Transcribe all of the material exactly, except for its pictures.

- - - -

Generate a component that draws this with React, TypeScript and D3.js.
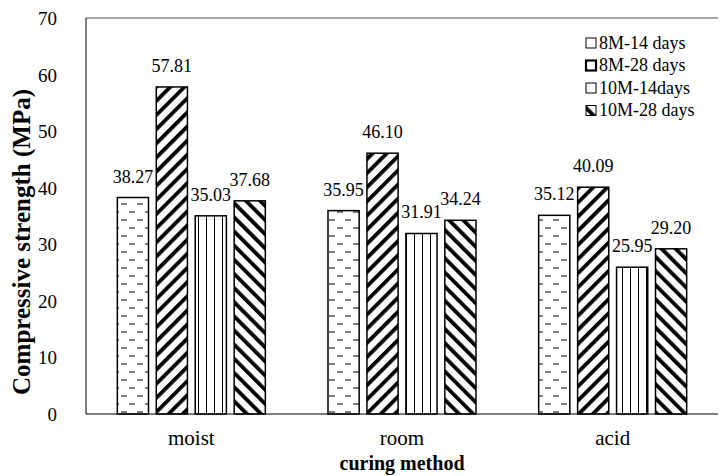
import React from 'react';
import * as d3 from 'd3';

const categories = ['moist', 'room', 'acid'];
const seriesNames = ['8M-14 days', '8M-28 days', '10M-14days', '10M-28 days'];
const s8m14 = [38.27, 35.95, 35.12];
const s8m28 = [57.81, 46.1, 40.09];
const s10m14 = [35.03, 31.91, 25.95];
const s10m28 = [37.68, 34.24, 29.2];
const yTicks = [0, 10, 20, 30, 40, 50, 60, 70];

const seriesValues = [s8m14, s8m28, s10m14, s10m28];
const patternIds = ['pDash', 'pUp', 'pVert', 'pDown'];

const W = 720;
const H = 476;
const left = 86, right = 718, top = 18, bottom = 414;
const font = "'Liberation Serif', 'DejaVu Serif', serif";

export default function App() {
  const y = d3.scaleLinear().domain([0, 70]).range([bottom, top]);
  const x0 = d3.scaleBand().domain(categories).range([left, right]).padding(0);
  const groupW = 148;
  const x1 = d3.scaleBand().domain(seriesNames).range([0, groupW]).paddingInner(0.2);
  const fmt = d3.format('.2f');

  return (
    <div style={{ position: 'absolute', left: 0, top: 0, fontFamily: font }}>
      <svg width={W} height={H} style={{ display: 'block', background: '#fff', fontFamily: font }}>
        <defs>
          <pattern id="pDash" width="16" height="16" patternUnits="userSpaceOnUse">
            <rect width="16" height="16" fill="#fff" />
            <line x1="1" x2="7" y1="4" y2="4" stroke="#000" strokeWidth="1" />
            <line x1="9" x2="15" y1="12" y2="12" stroke="#000" strokeWidth="1" />
          </pattern>
          <pattern id="pUp" width="10" height="10" patternUnits="userSpaceOnUse" patternTransform="rotate(45)">
            <rect width="10" height="10" fill="#fff" />
            <rect x="0" y="0" width="3.8" height="10" fill="#000" />
          </pattern>
          <pattern id="pDown" width="10" height="10" patternUnits="userSpaceOnUse" patternTransform="rotate(-45)">
            <rect width="10" height="10" fill="#fff" />
            <rect x="0" y="0" width="3.8" height="10" fill="#000" />
          </pattern>
          <pattern id="pVert" width="8" height="8" patternUnits="userSpaceOnUse">
            <rect width="8" height="8" fill="#fff" />
            <line x1="6.5" x2="6.5" y1="0" y2="8" stroke="#000" strokeWidth="1" />
          </pattern>
        </defs>

        {/* frame */}
        <line x1={left} x2={right} y1={top} y2={top} stroke="#555" strokeWidth={1} />
        <line x1={left} x2={left} y1={top} y2={bottom} stroke="#000" strokeWidth={1} />

        {yTicks.map((t) => (
          <text key={t} x={57} y={y(t) + 7} textAnchor="end" fontSize={19} fill="#000">
            {t}
          </text>
        ))}

        {categories.map((c, ci) => {
          const gx = (x0(c) as number) + (x0.bandwidth() - groupW) / 2;
          return (
            <g key={c}>
              {seriesNames.map((s, si) => {
                const v = seriesValues[si][ci];
                const bx = gx + (x1(s) as number);
                const bw = x1.bandwidth();
                return (
                  <g key={s}>
                    <rect x={bx} y={y(v)} width={bw} height={bottom - y(v)} fill={`url(#${patternIds[si]})`} stroke="#000" strokeWidth={1.5} />
                    <text x={bx + bw / 2} y={y(v) - 15} textAnchor="middle" fontSize={18} fill="#000">
                      {fmt(v)}
                    </text>
                  </g>
                );
              })}
              <text x={(x0(c) as number) + x0.bandwidth() / 2} y={445} textAnchor="middle" fontSize={21} fill="#000">
                {c}
              </text>
            </g>
          );
        })}

        <line x1={left} x2={right} y1={bottom} y2={bottom} stroke="#000" strokeWidth={1.2} />

        <text x={402} y={470} textAnchor="middle" fontSize={20} fontWeight="bold" fill="#000">
          curing method
        </text>
        <text transform={`translate(30,242) rotate(-90)`} textAnchor="middle" fontSize={25} fontWeight="bold" fill="#000">
          Compressive strength (MPa)
        </text>

        {seriesNames.map((s, si) => (
          <g key={s} transform={`translate(586,${43 + si * 22.5})`}>
            <rect x={0} y={-5} width={10} height={10} fill={si === 3 ? 'url(#pDown)' : '#fff'} stroke="#000" strokeWidth={si === 1 ? 2.2 : 1} />
            <text x={13} y={5.5} fontSize={18} fill="#000">
              {s}
            </text>
          </g>
        ))}
      </svg>
    </div>
  );
}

- - - -

ANSWER TO THIS PROBLEM:
Generate a component that draws this with React, TypeScript and D3.js.
import React from 'react';
import * as d3 from 'd3';

const categories = ['moist', 'room', 'acid'];
const seriesNames = ['8M-14 days', '8M-28 days', '10M-14days', '10M-28 days'];
const s8m14 = [38.27, 35.95, 35.12];
const s8m28 = [57.81, 46.1, 40.09];
const s10m14 = [35.03, 31.91, 25.95];
const s10m28 = [37.68, 34.24, 29.2];
const yTicks = [0, 10, 20, 30, 40, 50, 60, 70];

const seriesValues = [s8m14, s8m28, s10m14, s10m28];
const patternIds = ['pDash', 'pUp', 'pVert', 'pDown'];

const W = 720;
const H = 476;
const left = 86, right = 718, top = 18, bottom = 414;
const font = "'Liberation Serif', 'DejaVu Serif', serif";

export default function App() {
  const y = d3.scaleLinear().domain([0, 70]).range([bottom, top]);
  const x0 = d3.scaleBand().domain(categories).range([left, right]).padding(0);
  const groupW = 148;
  const x1 = d3.scaleBand().domain(seriesNames).range([0, groupW]).paddingInner(0.2);
  const fmt = d3.format('.2f');

  return (
    <div style={{ position: 'absolute', left: 0, top: 0, fontFamily: font }}>
      <svg width={W} height={H} style={{ display: 'block', background: '#fff', fontFamily: font }}>
        <defs>
          <pattern id="pDash" width="16" height="16" patternUnits="userSpaceOnUse">
            <rect width="16" height="16" fill="#fff" />
            <line x1="1" x2="7" y1="4" y2="4" stroke="#000" strokeWidth="1" />
            <line x1="9" x2="15" y1="12" y2="12" stroke="#000" strokeWidth="1" />
          </pattern>
          <pattern id="pUp" width="10" height="10" patternUnits="userSpaceOnUse" patternTransform="rotate(45)">
            <rect width="10" height="10" fill="#fff" />
            <rect x="0" y="0" width="3.8" height="10" fill="#000" />
          </pattern>
          <pattern id="pDown" width="10" height="10" patternUnits="userSpaceOnUse" patternTransform="rotate(-45)">
            <rect width="10" height="10" fill="#fff" />
            <rect x="0" y="0" width="3.8" height="10" fill="#000" />
          </pattern>
          <pattern id="pVert" width="8" height="8" patternUnits="userSpaceOnUse">
            <rect width="8" height="8" fill="#fff" />
            <line x1="6.5" x2="6.5" y1="0" y2="8" stroke="#000" strokeWidth="1" />
          </pattern>
        </defs>

        {/* frame */}
        <line x1={left} x2={right} y1={top} y2={top} stroke="#555" strokeWidth={1} />
        <line x1={left} x2={left} y1={top} y2={bottom} stroke="#000" strokeWidth={1} />

        {yTicks.map((t) => (
          <text key={t} x={57} y={y(t) + 7} textAnchor="end" fontSize={19} fill="#000">
            {t}
          </text>
        ))}

        {categories.map((c, ci) => {
          const gx = (x0(c) as number) + (x0.bandwidth() - groupW) / 2;
          return (
            <g key={c}>
              {seriesNames.map((s, si) => {
                const v = seriesValues[si][ci];
                const bx = gx + (x1(s) as number);
                const bw = x1.bandwidth();
                return (
                  <g key={s}>
                    <rect x={bx} y={y(v)} width={bw} height={bottom - y(v)} fill={`url(#${patternIds[si]})`} stroke="#000" strokeWidth={1.5} />
                    <text x={bx + bw / 2} y={y(v) - 15} textAnchor="middle" fontSize={18} fill="#000">
                      {fmt(v)}
                    </text>
                  </g>
                );
              })}
              <text x={(x0(c) as number) + x0.bandwidth() / 2} y={445} textAnchor="middle" fontSize={21} fill="#000">
                {c}
              </text>
            </g>
          );
        })}

        <line x1={left} x2={right} y1={bottom} y2={bottom} stroke="#000" strokeWidth={1.2} />

        <text x={402} y={470} textAnchor="middle" fontSize={20} fontWeight="bold" fill="#000">
          curing method
        </text>
        <text transform={`translate(30,242) rotate(-90)`} textAnchor="middle" fontSize={25} fontWeight="bold" fill="#000">
          Compressive strength (MPa)
        </text>

        {seriesNames.map((s, si) => (
          <g key={s} transform={`translate(586,${43 + si * 22.5})`}>
            <rect x={0} y={-5} width={10} height={10} fill={si === 3 ? 'url(#pDown)' : '#fff'} stroke="#000" strokeWidth={si === 1 ? 2.2 : 1} />
            <text x={13} y={5.5} fontSize={18} fill="#000">
              {s}
            </text>
          </g>
        ))}
      </svg>
    </div>
  );
}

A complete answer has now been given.